Бастрюков посмотрел на него долгим остановившимся взглядом.
– Что ж, – сказал он. – Можно съездить. Ужинал?
– Нет, – спохватился Левашов. – Сейчас соберем поужинать.
– Не надо, – махнул рукой Бастрюков. – Пока будешь собирать… Мы короче сделаем. Сейчас сядем в мою машину. Заедешь со мной в Дальник, там у меня перекусим, а потом я дам тебе машину до госпиталя.
Это было уж вовсе неожиданное и даже странное в устах Бастрюкова предложение.
– Есть, товарищ полковой комиссар! Я только командиру полка скажу, что отлучаюсь, – еще не придя в себя от удивления, сказал Левашов и быстро вышел.
Бастрюков был и сам удивлен неожиданностью собственного решения. Похвалив Левашова при шефах и заметив мелькнувший в его глазах довольный огонек, Бастрюков самолюбиво подумал, что не только Ефимову дано подбирать ключи к таким, как Левашов; потом представил себе ночную степь, по которой не хотелось возвращаться одному, – и вдруг пригласил Левашова – слово не воробей, вылетит – не поймаешь!
Через пять минут, сидя бок о бок в «эмке» Бастрюкова, они ехали по черной ночной степи в Дальник.
Сначала оба молчали.
Левашов думал о том, как бы, не задев самолюбия полкового комиссара, побыстрей закруглиться с ужином и попасть к Мурадову.
Бастрюков думал – выставлять или не выставлять к ужину водку.
Его считали в дивизии непьющим, но на самом деле в последнее время он пил почти всякий раз, когда неотступно мучивший его страх смерти обострялся из-за бомбежки, обстрела или поездки на передовую. Собравшись спать, он доставал из чемодана водку и, выпив чайный стакан, ложился с приятным безрассудным ощущением равнодушия к завтрашнему дню. А встав утром, жевал сухой чай и, наказывая себя, особенно долго, до седьмого пота, занимался гимнастикой.

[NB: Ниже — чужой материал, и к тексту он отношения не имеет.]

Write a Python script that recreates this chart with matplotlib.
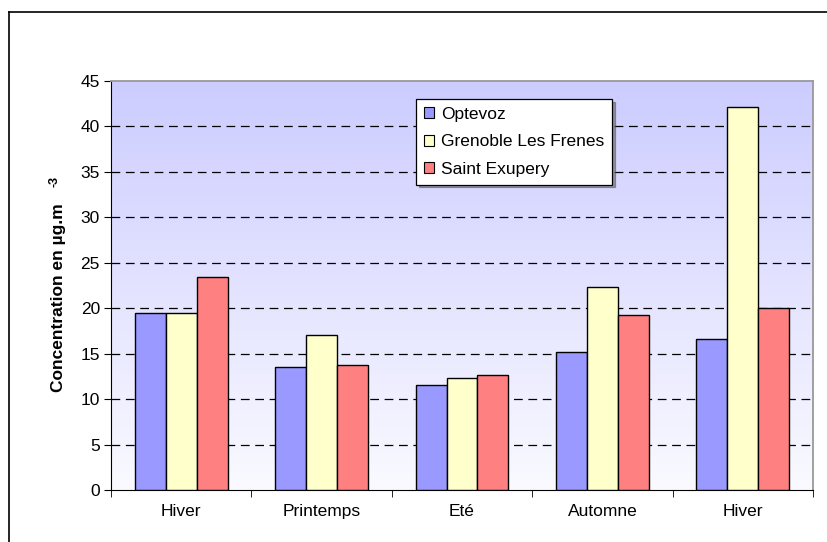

Так и не решив, как быть с водкой, Бастрюков повернулся к Левашову и спросил его – какой заслуживающий внимания материал накопился в полку для завтрашнего политдонесения?
Левашов вспомнил о двух пленных румынах, о которых он рассказывал Лопатину.
– Здорово! Значит, сами по своим взялись лупить? Это уж действительно перетрусили! – выслушав все до конца, заключил Бастрюков.
– Не так перетрусили, как похоже, что классовое сознание заговорило, – отозвался Левашов.
Бастрюков фыркнул:
– Держи карман шире! Наклали от страха в штаны – и все тут! Проще пареной репы! Я почему тебя тогда за делегатское собрание гонял, – помолчав, благодушно вспомнил он, – потому что размагничивать себя нельзя: бедные пленные, насильно мобилизованные, классово угнетенные… Враг есть враг! И все!